• Description of the task: Transcribe the full listing exactly, and drop every picture.
· · · · · · ·
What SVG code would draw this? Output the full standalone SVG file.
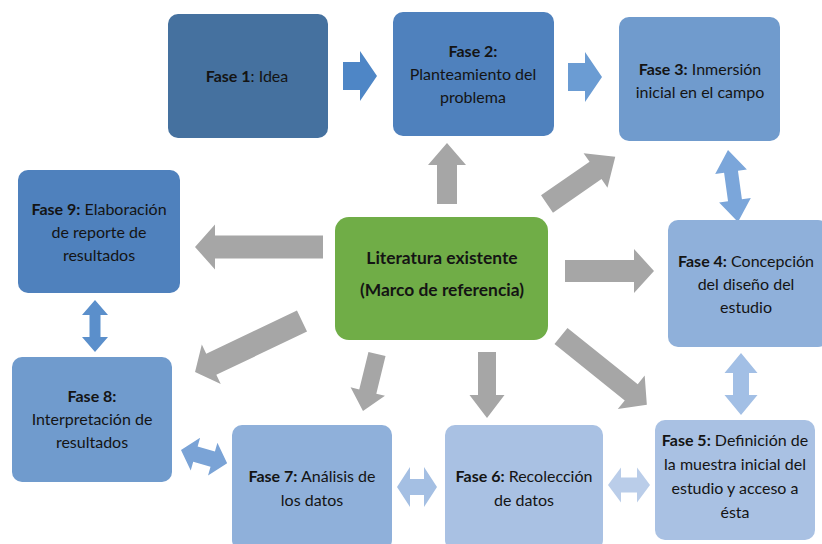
<svg xmlns="http://www.w3.org/2000/svg" width="822" height="544" viewBox="0 0 822 544">
<style>
text{font-family:Lato,"Liberation Sans",sans-serif;font-size:16px;fill:#141414;text-anchor:middle}
.b{font-weight:bold}
.c{font-size:17.4px;font-weight:bold}
.g{fill:#A6A6A6}
</style>
<rect width="822" height="544" fill="#ffffff"/>
<g id="connectors">
<polygon class="g" transform="translate(447,204) rotate(-90)" points="0,-10 39,-10 39,-19 61,0 39,19 39,10 0,10"/>
<polygon class="g" transform="translate(547,204) rotate(-34.65)" points="0,-10.5 59,-10.5 59,-21 83,0 59,21 59,10.5 0,10.5"/>
<polygon class="g" transform="translate(323,247) rotate(180)" points="0,-11.5 108,-11.5 108,-22.5 128,0 108,22.5 108,11.5 0,11.5"/>
<polygon class="g" transform="translate(565,271)" points="0,-11 69,-11 69,-22 89,0 69,22 69,11 0,11"/>
<polygon class="g" transform="translate(302,321) rotate(154.5)" points="0,-11.7 100.5,-11.7 100.5,-22 118.5,0 100.5,22 100.5,11.7 0,11.7"/>
<polygon class="g" transform="translate(377,354) rotate(103.8)" points="0,-8.8 38.7,-8.8 38.7,-17.7 58.7,0 38.7,17.7 38.7,8.8 0,8.8"/>
<polygon class="g" transform="translate(487,352) rotate(90)" points="0,-9 43,-9 43,-17.5 66,0 43,17.5 43,9 0,9"/>
<polygon class="g" transform="translate(561,336) rotate(38.7)" points="0,-10.4 90,-10.4 90,-21.5 110,0 90,21.5 90,10.4 0,10.4"/>
<polygon fill="#4E86C6" transform="translate(343,76)" points="0,-14 17,-14 17,-25 34,0 17,25 17,14 0,14"/>
<polygon fill="#6B9CD3" transform="translate(568,77)" points="0,-14 17,-14 17,-25 34,0 17,25 17,14 0,14"/>
<polygon fill="#7BA6DA" transform="translate(728,150) rotate(82.1)" points="0,0 22,-16 22,-7 50.7,-7 50.7,-16 72.7,0 50.7,16 50.7,7 22,7 22,16"/>
<polygon fill="#A2BFE5" transform="translate(741,353) rotate(90)" points="0,0 20,-16.5 20,-8 42,-8 42,-16.5 62,0 42,16.5 42,8 20,8 20,16.5"/>
<polygon fill="#BACDE9" transform="translate(608,485)" points="0,0 13,-17.5 13,-7.5 29,-7.5 29,-17.5 42,0 29,17.5 29,7.5 13,7.5 13,17.5"/>
<polygon fill="#A4BFE3" transform="translate(397,487)" points="0,0 13,-20 13,-8 27,-8 27,-20 40,0 27,20 27,8 13,8 13,20"/>
<polygon fill="#7AA3D6" transform="translate(181,450) rotate(16)" points="0,0 15,-17 15,-8 33,-8 33,-17 48,0 33,17 33,8 15,8 15,17"/>
<polygon fill="#5B8FCB" transform="translate(95,300) rotate(90)" points="0,0 15,-13 15,-5.5 37,-5.5 37,-13 52,0 37,13 37,5.5 15,5.5 15,13"/>
</g>
<g id="fase1">
<rect x="168" y="14" width="160" height="124" rx="10" fill="#45719F"/>
<text x="247" y="82"><tspan class="b">Fase 1</tspan>: Idea</text>
</g>
<g id="fase2">
<rect x="393" y="12" width="161" height="124" rx="10" fill="#4F81BD"/>
<text x="473" y="57" class="b">Fase 2:</text>
<text x="473" y="80">Planteamiento del</text>
<text x="473" y="103">problema</text>
</g>
<g id="fase3">
<rect x="619" y="17" width="161" height="124" rx="10" fill="#709BCD"/>
<text x="700" y="75"><tspan class="b">Fase 3:</tspan> Inmersión</text>
<text x="700" y="98">inicial en el campo</text>
</g>
<g id="fase4">
<rect x="668" y="220" width="160" height="127" rx="10" fill="#8FB0DA"/>
<text x="746" y="267"><tspan class="b">Fase 4:</tspan> Concepción</text>
<text x="746" y="290">del diseño del</text>
<text x="746" y="313">estudio</text>
</g>
<g id="fase5">
<rect x="655" y="420" width="160" height="120" rx="10" fill="#A9C1E3"/>
<text x="735" y="446"><tspan class="b">Fase 5:</tspan> Definición de</text>
<text x="735" y="470">la muestra inicial del</text>
<text x="735" y="494">estudio y acceso a</text>
<text x="735" y="518">ésta</text>
</g>
<g id="fase6">
<rect x="445" y="425" width="158" height="125" rx="10" fill="#A9C1E3"/>
<text x="524" y="482"><tspan class="b">Fase 6:</tspan> Recolección</text>
<text x="524" y="506">de datos</text>
</g>
<g id="fase7">
<rect x="232" y="425" width="160" height="125" rx="10" fill="#8FB0DA"/>
<text x="312" y="482"><tspan class="b">Fase 7:</tspan> Análisis de</text>
<text x="312" y="506">los datos</text>
</g>
<g id="fase8">
<rect x="12" y="357" width="160" height="125" rx="10" fill="#709BCD"/>
<text x="92" y="402" class="b">Fase 8:</text>
<text x="92" y="425">Interpretación de</text>
<text x="92" y="448">resultados</text>
</g>
<g id="fase9">
<rect x="18" y="170" width="162" height="123" rx="10" fill="#4F81BD"/>
<text x="99" y="215"><tspan class="b">Fase 9:</tspan> Elaboración</text>
<text x="99" y="238">de reporte de</text>
<text x="99" y="261">resultados</text>
</g>
<g id="literatura">
<rect x="335" y="217" width="213" height="123" rx="14" fill="#70AD47"/>
<text x="442" y="264" class="c">Literatura existente</text>
<text x="442" y="296" class="c">(Marco de referencia)</text>
</g>
</svg>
· · · · · · ·
• Task result:
What SVG code would draw this? Output the full standalone SVG file.
<svg xmlns="http://www.w3.org/2000/svg" width="822" height="544" viewBox="0 0 822 544">
<style>
text{font-family:Lato,"Liberation Sans",sans-serif;font-size:16px;fill:#141414;text-anchor:middle}
.b{font-weight:bold}
.c{font-size:17.4px;font-weight:bold}
.g{fill:#A6A6A6}
</style>
<rect width="822" height="544" fill="#ffffff"/>
<g id="connectors">
<polygon class="g" transform="translate(447,204) rotate(-90)" points="0,-10 39,-10 39,-19 61,0 39,19 39,10 0,10"/>
<polygon class="g" transform="translate(547,204) rotate(-34.65)" points="0,-10.5 59,-10.5 59,-21 83,0 59,21 59,10.5 0,10.5"/>
<polygon class="g" transform="translate(323,247) rotate(180)" points="0,-11.5 108,-11.5 108,-22.5 128,0 108,22.5 108,11.5 0,11.5"/>
<polygon class="g" transform="translate(565,271)" points="0,-11 69,-11 69,-22 89,0 69,22 69,11 0,11"/>
<polygon class="g" transform="translate(302,321) rotate(154.5)" points="0,-11.7 100.5,-11.7 100.5,-22 118.5,0 100.5,22 100.5,11.7 0,11.7"/>
<polygon class="g" transform="translate(377,354) rotate(103.8)" points="0,-8.8 38.7,-8.8 38.7,-17.7 58.7,0 38.7,17.7 38.7,8.8 0,8.8"/>
<polygon class="g" transform="translate(487,352) rotate(90)" points="0,-9 43,-9 43,-17.5 66,0 43,17.5 43,9 0,9"/>
<polygon class="g" transform="translate(561,336) rotate(38.7)" points="0,-10.4 90,-10.4 90,-21.5 110,0 90,21.5 90,10.4 0,10.4"/>
<polygon fill="#4E86C6" transform="translate(343,76)" points="0,-14 17,-14 17,-25 34,0 17,25 17,14 0,14"/>
<polygon fill="#6B9CD3" transform="translate(568,77)" points="0,-14 17,-14 17,-25 34,0 17,25 17,14 0,14"/>
<polygon fill="#7BA6DA" transform="translate(728,150) rotate(82.1)" points="0,0 22,-16 22,-7 50.7,-7 50.7,-16 72.7,0 50.7,16 50.7,7 22,7 22,16"/>
<polygon fill="#A2BFE5" transform="translate(741,353) rotate(90)" points="0,0 20,-16.5 20,-8 42,-8 42,-16.5 62,0 42,16.5 42,8 20,8 20,16.5"/>
<polygon fill="#BACDE9" transform="translate(608,485)" points="0,0 13,-17.5 13,-7.5 29,-7.5 29,-17.5 42,0 29,17.5 29,7.5 13,7.5 13,17.5"/>
<polygon fill="#A4BFE3" transform="translate(397,487)" points="0,0 13,-20 13,-8 27,-8 27,-20 40,0 27,20 27,8 13,8 13,20"/>
<polygon fill="#7AA3D6" transform="translate(181,450) rotate(16)" points="0,0 15,-17 15,-8 33,-8 33,-17 48,0 33,17 33,8 15,8 15,17"/>
<polygon fill="#5B8FCB" transform="translate(95,300) rotate(90)" points="0,0 15,-13 15,-5.5 37,-5.5 37,-13 52,0 37,13 37,5.5 15,5.5 15,13"/>
</g>
<g id="fase1">
<rect x="168" y="14" width="160" height="124" rx="10" fill="#45719F"/>
<text x="247" y="82"><tspan class="b">Fase 1</tspan>: Idea</text>
</g>
<g id="fase2">
<rect x="393" y="12" width="161" height="124" rx="10" fill="#4F81BD"/>
<text x="473" y="57" class="b">Fase 2:</text>
<text x="473" y="80">Planteamiento del</text>
<text x="473" y="103">problema</text>
</g>
<g id="fase3">
<rect x="619" y="17" width="161" height="124" rx="10" fill="#709BCD"/>
<text x="700" y="75"><tspan class="b">Fase 3:</tspan> Inmersión</text>
<text x="700" y="98">inicial en el campo</text>
</g>
<g id="fase4">
<rect x="668" y="220" width="160" height="127" rx="10" fill="#8FB0DA"/>
<text x="746" y="267"><tspan class="b">Fase 4:</tspan> Concepción</text>
<text x="746" y="290">del diseño del</text>
<text x="746" y="313">estudio</text>
</g>
<g id="fase5">
<rect x="655" y="420" width="160" height="120" rx="10" fill="#A9C1E3"/>
<text x="735" y="446"><tspan class="b">Fase 5:</tspan> Definición de</text>
<text x="735" y="470">la muestra inicial del</text>
<text x="735" y="494">estudio y acceso a</text>
<text x="735" y="518">ésta</text>
</g>
<g id="fase6">
<rect x="445" y="425" width="158" height="125" rx="10" fill="#A9C1E3"/>
<text x="524" y="482"><tspan class="b">Fase 6:</tspan> Recolección</text>
<text x="524" y="506">de datos</text>
</g>
<g id="fase7">
<rect x="232" y="425" width="160" height="125" rx="10" fill="#8FB0DA"/>
<text x="312" y="482"><tspan class="b">Fase 7:</tspan> Análisis de</text>
<text x="312" y="506">los datos</text>
</g>
<g id="fase8">
<rect x="12" y="357" width="160" height="125" rx="10" fill="#709BCD"/>
<text x="92" y="402" class="b">Fase 8:</text>
<text x="92" y="425">Interpretación de</text>
<text x="92" y="448">resultados</text>
</g>
<g id="fase9">
<rect x="18" y="170" width="162" height="123" rx="10" fill="#4F81BD"/>
<text x="99" y="215"><tspan class="b">Fase 9:</tspan> Elaboración</text>
<text x="99" y="238">de reporte de</text>
<text x="99" y="261">resultados</text>
</g>
<g id="literatura">
<rect x="335" y="217" width="213" height="123" rx="14" fill="#70AD47"/>
<text x="442" y="264" class="c">Literatura existente</text>
<text x="442" y="296" class="c">(Marco de referencia)</text>
</g>
</svg>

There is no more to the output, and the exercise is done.